Bahkan dalam acara konpres “100 Tokoh” yang dinisiasi oleh Jusuf Kalla dan Din Syamsuddin, Rabu 21 Pebruari 2024, Mantan Wakapolri Komjen Ugroseno jelas-jelas juga sudah menyarankan bahwa seharusnya aparat bisa bertindak cepat untuk melalukan “Police Line” terhadap Server Sirekap yang ada di KPU. Karena sudah dikeluhkan masyarakat dan patut diduga telah terjadi tindak pidana dalam sistem tersebut, malahan ia juga mengatakan bahwa hal ini bukan delik aduan sehingga sebenarnya bisa langsung dilakukan untuk mengamankan sistem agar tidak ada upaya penghilangan barang bukti.
Kesimpulannya, Audit Forensik IT Sirekap dan Audit Investigatif KPU ini sudah merupakan kewajiban yang mutlak harus dilaksanakan oleh auditor yang independen, bukan sepihak sebagaimana yang disebut-sebut oleh KPU selama ini.

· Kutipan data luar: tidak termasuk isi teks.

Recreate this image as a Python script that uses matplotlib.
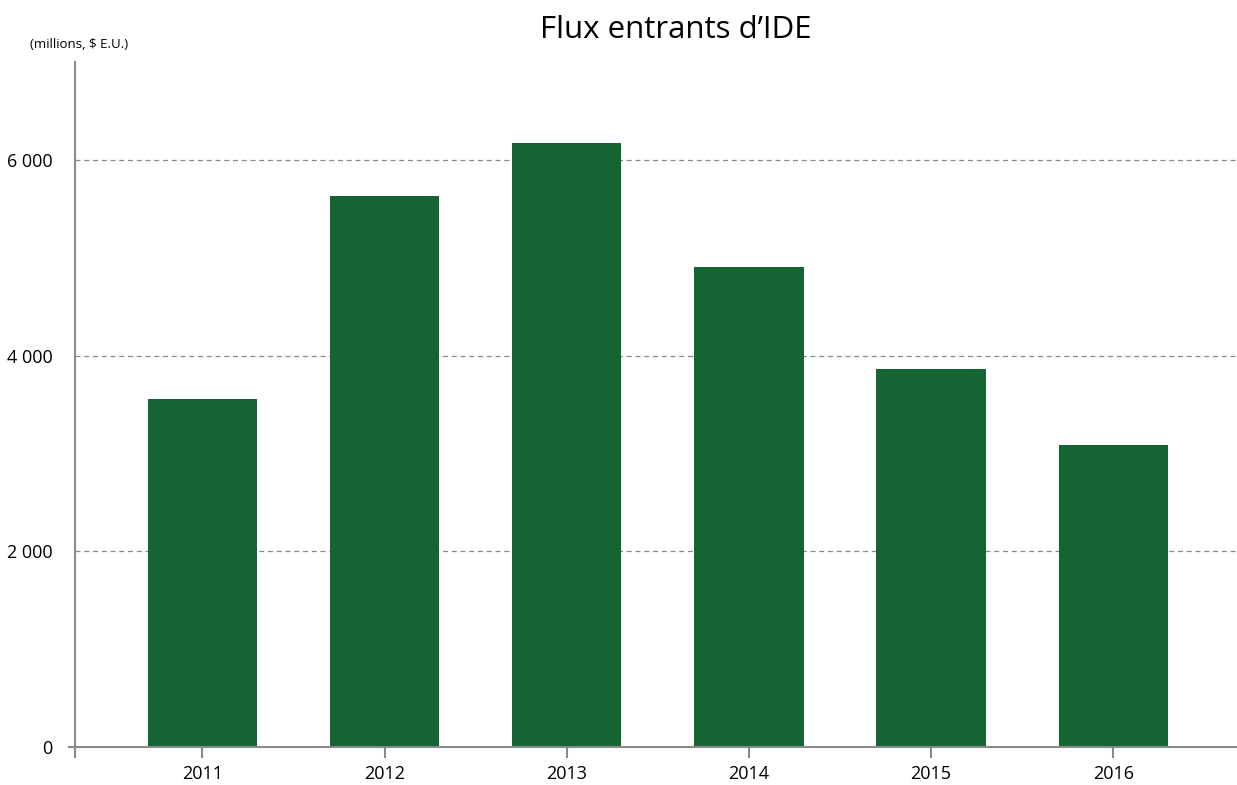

Apakah selama Audit Sirekap harus dihentikan atau tidak, itu hanya masalah teknis, namun kepentingan audit ini yang sudah sangat mendesak dan tidak mungkin ditunda-tunda lagi. Sangat disayangkan dan tidak ternilai bahwa Pemilu 2024 ini harus menjadi korban dari kejahatan oknum-oknum yang memanfaatkan teknologi. Bahwa hasil audit keduanya bisa menjadi bukti TSM (Terstruktur, Sistematis Masif) sekaligus bahan untuk hak angket secara politik, itu memang merupakan keniscayaan yang sinergis dan tidak mungkin dihindari. (Dr KRMT Roy Suryo, Pemerhati Telematika, Multimedia, AI & OCB Independen)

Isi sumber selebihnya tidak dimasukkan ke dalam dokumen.